Children will enjoy and appreciate this story most if they have had previous experience of hearing or reading folk and traditional tales from other cultures. They will also need a good grasp of common spelling patterns for long vowel phonemes to be able to decode this text easily. However, the repetitive structure should help.
These teachers’ notes refer to the PRINT ONLY guided reading leaflet in Literacy Time PLUS Ages 5 to 7, September 2009.
- Explain to the children that this is a folk tale from the African continent. Show where Africa and the Congo are on a globe or a map.
- Discuss other folk or traditional tales the children know, particularly from parts of Africa, such as the Anansi stories.
- Explain that these stories were originally passed on orally and this is a retelling.
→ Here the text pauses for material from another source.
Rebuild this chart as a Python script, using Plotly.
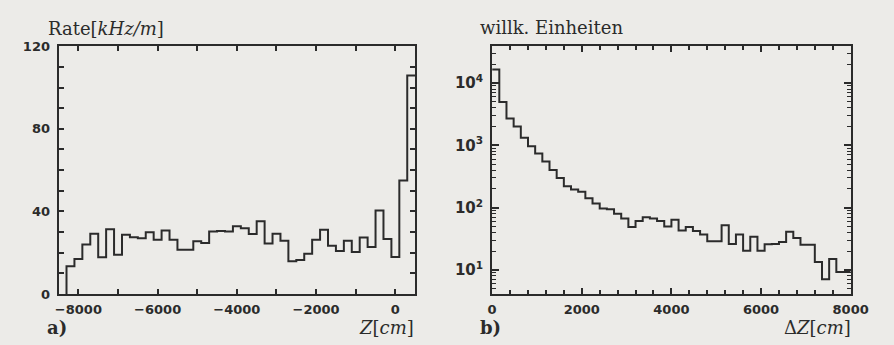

Ask what they might expect in the story – a talking animal, a problem to solve or a task to complete and a happy ending?
About the author
Rosalind Kerven is author of the Grim Gruesome Viking Villain series (www.grimgruesome.com) and has written more than 50 children’s books. Read more about her at www.literaturenortheast.co.uk/writers/Rosalind_Kerven
Anansi’s Hat-shaking Dance by Bev Long (Leaflet 2, Literacy Time Years 1 and 2, January 2007, Issue 28).
- Recap phonic aspects identified through current assessment for learning – eg, common long vowel phoneme patterns, tricky words, or the suffix -ed. Model how to blend one or two of these aspects during their reading.
- Run through which strategies to use after trying phonic approaches – eg, using context, reading on to the end of a sentence.
- Tell the children the young man’s name.
- Ensure the children understand the meaning of forbidden.
- As they are reading, ask the children to write down interesting words or phrases that are new to them.
Reading the text
- Ask the children to read as far as ‘a closely-guarded secret’ (halfway down the first page). Now ask questions 1 and 2 from the activity sheet below. Encourage the children to consider why the young man loves the girl and what sort of person she might be. Refer back to their responses to Q2b when they have read the rest of the story.
- Ask the children to read the rest of the story individually.
See the Using this issue chart here to identify the Learning Objectives covered by these activities, to track progression from Reception through to Year 3, and to identify links with Year 1 and 2 Planning Units.
- Use the remaining questions on the activity sheet below to support the children’s understanding of the story. Children could answer the questions orally or in writing.
- Ask the children to think back to the description of the girl’s eyes and why they thought the writer had described them that way. Now they know more about the girl, ask what they think about the description.
- Share any words the children found interesting – perhaps: bounded, sweetheart, overjoyed or wonderful.
- Why do they think the girl was so happy at the end?
Follow-up to guided reading
- Invite the children to retell the story. You could provide some prompts to structure their retelling – eg:
The beginning (young man has a problem); Little Dog 1; Little Dog 2; Little Dog 3; The happy ending.
- Practise retelling the story several times until they feel confident, then film or record the children telling the story.